───── STORED DATA
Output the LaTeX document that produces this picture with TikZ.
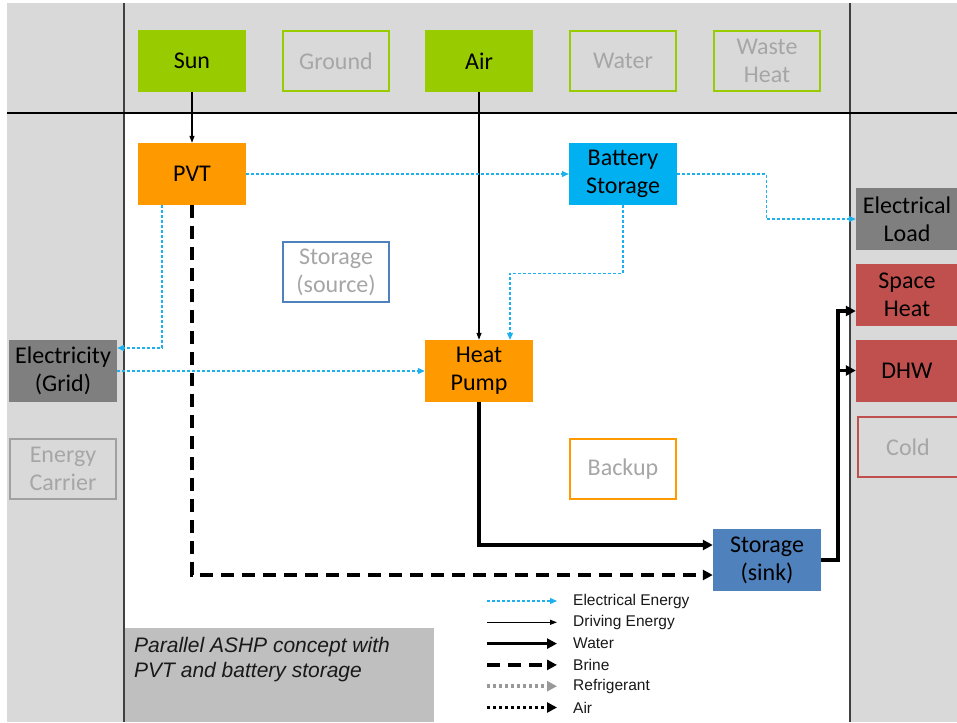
\documentclass[tikz,border=0pt]{standalone}
\usepackage{fontspec}
\setmainfont{Carlito}
\newfontfamily\arialf{Liberation Sans}
\usetikzlibrary{arrows.meta,calc}
\definecolor{bggray}{HTML}{D9D9D9}
\definecolor{capgray}{HTML}{BFBFBF}
\definecolor{lgreen}{HTML}{99CC00}
\definecolor{orng}{HTML}{FF9900}
\definecolor{cyanb}{HTML}{00B0F0}
\definecolor{steel}{HTML}{4F81BD}
\definecolor{redb}{HTML}{C0504D}
\definecolor{dgray}{HTML}{7F7F7F}
\definecolor{lgray}{HTML}{A6A6A6}
\definecolor{oline}{HTML}{A0A0A0}
\definecolor{eblue}{HTML}{1CB0EE}
\definecolor{refgray}{HTML}{999999}
\definecolor{sep}{HTML}{404040}
\tikzset{
  box/.style={minimum width=108pt, minimum height=62pt, inner sep=0pt, align=center,
    font=\fontsize{24}{28}\selectfont, text=black},
  ofill/.style={box, draw=none, fill=#1},
  oline/.style={box, draw=#1, line width=2pt, text=lgray, minimum width=106pt, minimum height=60pt},
  rwidth/.style={minimum width=102pt},
  elec/.style={draw=eblue, line width=1.1pt, dash pattern=on 3pt off 2pt, -{Triangle[length=7pt,width=6pt]}},
  drive/.style={draw=black, line width=1.1pt, -{Triangle[length=7pt,width=5pt]}},
  water/.style={draw=black, line width=3.5pt, -{Triangle[length=10pt,width=10pt]}},
  brine/.style={water, dash pattern=on 13pt off 8pt},
  refr/.style={water, draw=refgray, dash pattern=on 3pt off 3pt},
  airl/.style={water, dash pattern=on 3pt off 3pt},
  legtxt/.style={anchor=west, inner sep=0pt, font=\arialf\fontsize{15.5}{18}\selectfont, text=black!90},
}
\begin{document}
\begin{tikzpicture}[x=1pt,y=-1pt]
\useasboundingbox (0,0) rectangle (957,722);
% background
\fill[white] (0,0) rectangle (957,722);
\fill[bggray] (7,3) rectangle (957,722);
\fill[white] (124,113) rectangle (850,722);
\fill[capgray] (124,628) rectangle (434,722);
\draw[sep, line width=1.3pt] (124,3) -- (124,722);
\draw[sep, line width=1.3pt] (850,3) -- (850,722);
\draw[black, line width=1.3pt] (7,113) -- (957,113);

% top row
\node[ofill=lgreen] (sun) at (192,61) {Sun};
\node[oline=lgreen] (ground) at (336,61) {Ground};
\node[ofill=lgreen] (air) at (479,61) {Air};
\node[oline=lgreen] (water) at (623,61) {Water};
\node[oline=lgreen] (waste) at (767,61) {Waste\\Heat};

% middle
\node[ofill=orng] (pvt) at (192,174) {PVT};
\node[ofill=cyanb] (bat) at (623,174) {Battery\\Storage};
\node[oline=steel] (ssrc) at (336,272) {Storage\\(source)};
\node[ofill=orng] (hp) at (479,371) {Heat\\Pump};
\node[oline=orng] (backup) at (623,469) {Backup};
\node[ofill=steel] (sink) at (767,560) {Storage\\(sink)};

% left
\node[ofill=dgray] (grid) at (63,371) {Electricity\\(Grid)};
\node[oline=oline] (carrier) at (63,469) {Energy\\Carrier};

% right
\node[ofill=dgray, rwidth] (eload) at (907,219) {Electrical\\Load};
\node[ofill=redb, rwidth] (sh) at (907,294.5) {Space\\Heat};
\node[ofill=redb, rwidth] (dhw) at (907,370.5) {DHW};
\node[oline=redb, minimum width=100pt] (cold) at (908,447) {Cold};

% connectors
\draw[drive] (sun) -- (pvt);
\draw[drive] (air) -- (hp);
\draw[elec] (pvt) -- (bat);
\draw[elec] (bat.east) -- ++(89,0) |- (eload.west);
\draw[elec] (bat.south) -- ++(0,68) -| ([xshift=31pt]hp.north);
\draw[elec] ([xshift=-30pt]pvt.south) |- ([yshift=23pt]grid.east);
\draw[elec] (grid.east) -- (hp.west);
\draw[brine] (pvt.south) |- ([yshift=-15pt]sink.west);
\draw[water] (hp.south) |- ([yshift=15pt]sink.west);
\draw[water] (sink.east) -- ++(17,0) |- ([yshift=-16.5pt]sh.west);
\draw[water] (sink.east) -- ++(17,0) |- (dhw.west);

% legend
\foreach \i/\st/\lab in {0/elec/Electrical Energy,1/drive/Driving Energy,2/water/Water,3/brine/Brine,4/refr/Refrigerant,5/airl/Air}{
  \coordinate (ls\i) at (487,{601+21.3*\i});
  \coordinate (le\i) at (557,{601+21.3*\i});
  \draw[\st] (ls\i) -- (le\i);
  \node[legtxt] (lt\i) at (573,{601+21.3*\i}) {\lab};
}

% caption
\node[anchor=west, align=left, inner sep=0pt, font=\arialf\itshape\fontsize{21}{25}\selectfont, text=black!90] (cap) at (134,660) {Parallel ASHP concept with\\PVT and battery storage};
\end{tikzpicture}
\end{document}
──────────
__STATED GOAL__.
Without the pictures, output the full listing exactly as it stands.

__OUTPUT FOR THIS EXERCISE__.
Output the LaTeX document that produces this picture with TikZ.
\documentclass[tikz,border=0pt]{standalone}
\usepackage{fontspec}
\setmainfont{Carlito}
\newfontfamily\arialf{Liberation Sans}
\usetikzlibrary{arrows.meta,calc}
\definecolor{bggray}{HTML}{D9D9D9}
\definecolor{capgray}{HTML}{BFBFBF}
\definecolor{lgreen}{HTML}{99CC00}
\definecolor{orng}{HTML}{FF9900}
\definecolor{cyanb}{HTML}{00B0F0}
\definecolor{steel}{HTML}{4F81BD}
\definecolor{redb}{HTML}{C0504D}
\definecolor{dgray}{HTML}{7F7F7F}
\definecolor{lgray}{HTML}{A6A6A6}
\definecolor{oline}{HTML}{A0A0A0}
\definecolor{eblue}{HTML}{1CB0EE}
\definecolor{refgray}{HTML}{999999}
\definecolor{sep}{HTML}{404040}
\tikzset{
  box/.style={minimum width=108pt, minimum height=62pt, inner sep=0pt, align=center,
    font=\fontsize{24}{28}\selectfont, text=black},
  ofill/.style={box, draw=none, fill=#1},
  oline/.style={box, draw=#1, line width=2pt, text=lgray, minimum width=106pt, minimum height=60pt},
  rwidth/.style={minimum width=102pt},
  elec/.style={draw=eblue, line width=1.1pt, dash pattern=on 3pt off 2pt, -{Triangle[length=7pt,width=6pt]}},
  drive/.style={draw=black, line width=1.1pt, -{Triangle[length=7pt,width=5pt]}},
  water/.style={draw=black, line width=3.5pt, -{Triangle[length=10pt,width=10pt]}},
  brine/.style={water, dash pattern=on 13pt off 8pt},
  refr/.style={water, draw=refgray, dash pattern=on 3pt off 3pt},
  airl/.style={water, dash pattern=on 3pt off 3pt},
  legtxt/.style={anchor=west, inner sep=0pt, font=\arialf\fontsize{15.5}{18}\selectfont, text=black!90},
}
\begin{document}
\begin{tikzpicture}[x=1pt,y=-1pt]
\useasboundingbox (0,0) rectangle (957,722);
% background
\fill[white] (0,0) rectangle (957,722);
\fill[bggray] (7,3) rectangle (957,722);
\fill[white] (124,113) rectangle (850,722);
\fill[capgray] (124,628) rectangle (434,722);
\draw[sep, line width=1.3pt] (124,3) -- (124,722);
\draw[sep, line width=1.3pt] (850,3) -- (850,722);
\draw[black, line width=1.3pt] (7,113) -- (957,113);

% top row
\node[ofill=lgreen] (sun) at (192,61) {Sun};
\node[oline=lgreen] (ground) at (336,61) {Ground};
\node[ofill=lgreen] (air) at (479,61) {Air};
\node[oline=lgreen] (water) at (623,61) {Water};
\node[oline=lgreen] (waste) at (767,61) {Waste\\Heat};

% middle
\node[ofill=orng] (pvt) at (192,174) {PVT};
\node[ofill=cyanb] (bat) at (623,174) {Battery\\Storage};
\node[oline=steel] (ssrc) at (336,272) {Storage\\(source)};
\node[ofill=orng] (hp) at (479,371) {Heat\\Pump};
\node[oline=orng] (backup) at (623,469) {Backup};
\node[ofill=steel] (sink) at (767,560) {Storage\\(sink)};

% left
\node[ofill=dgray] (grid) at (63,371) {Electricity\\(Grid)};
\node[oline=oline] (carrier) at (63,469) {Energy\\Carrier};

% right
\node[ofill=dgray, rwidth] (eload) at (907,219) {Electrical\\Load};
\node[ofill=redb, rwidth] (sh) at (907,294.5) {Space\\Heat};
\node[ofill=redb, rwidth] (dhw) at (907,370.5) {DHW};
\node[oline=redb, minimum width=100pt] (cold) at (908,447) {Cold};

% connectors
\draw[drive] (sun) -- (pvt);
\draw[drive] (air) -- (hp);
\draw[elec] (pvt) -- (bat);
\draw[elec] (bat.east) -- ++(89,0) |- (eload.west);
\draw[elec] (bat.south) -- ++(0,68) -| ([xshift=31pt]hp.north);
\draw[elec] ([xshift=-30pt]pvt.south) |- ([yshift=23pt]grid.east);
\draw[elec] (grid.east) -- (hp.west);
\draw[brine] (pvt.south) |- ([yshift=-15pt]sink.west);
\draw[water] (hp.south) |- ([yshift=15pt]sink.west);
\draw[water] (sink.east) -- ++(17,0) |- ([yshift=-16.5pt]sh.west);
\draw[water] (sink.east) -- ++(17,0) |- (dhw.west);

% legend
\foreach \i/\st/\lab in {0/elec/Electrical Energy,1/drive/Driving Energy,2/water/Water,3/brine/Brine,4/refr/Refrigerant,5/airl/Air}{
  \coordinate (ls\i) at (487,{601+21.3*\i});
  \coordinate (le\i) at (557,{601+21.3*\i});
  \draw[\st] (ls\i) -- (le\i);
  \node[legtxt] (lt\i) at (573,{601+21.3*\i}) {\lab};
}

% caption
\node[anchor=west, align=left, inner sep=0pt, font=\arialf\itshape\fontsize{21}{25}\selectfont, text=black!90] (cap) at (134,660) {Parallel ASHP concept with\\PVT and battery storage};
\end{tikzpicture}
\end{document}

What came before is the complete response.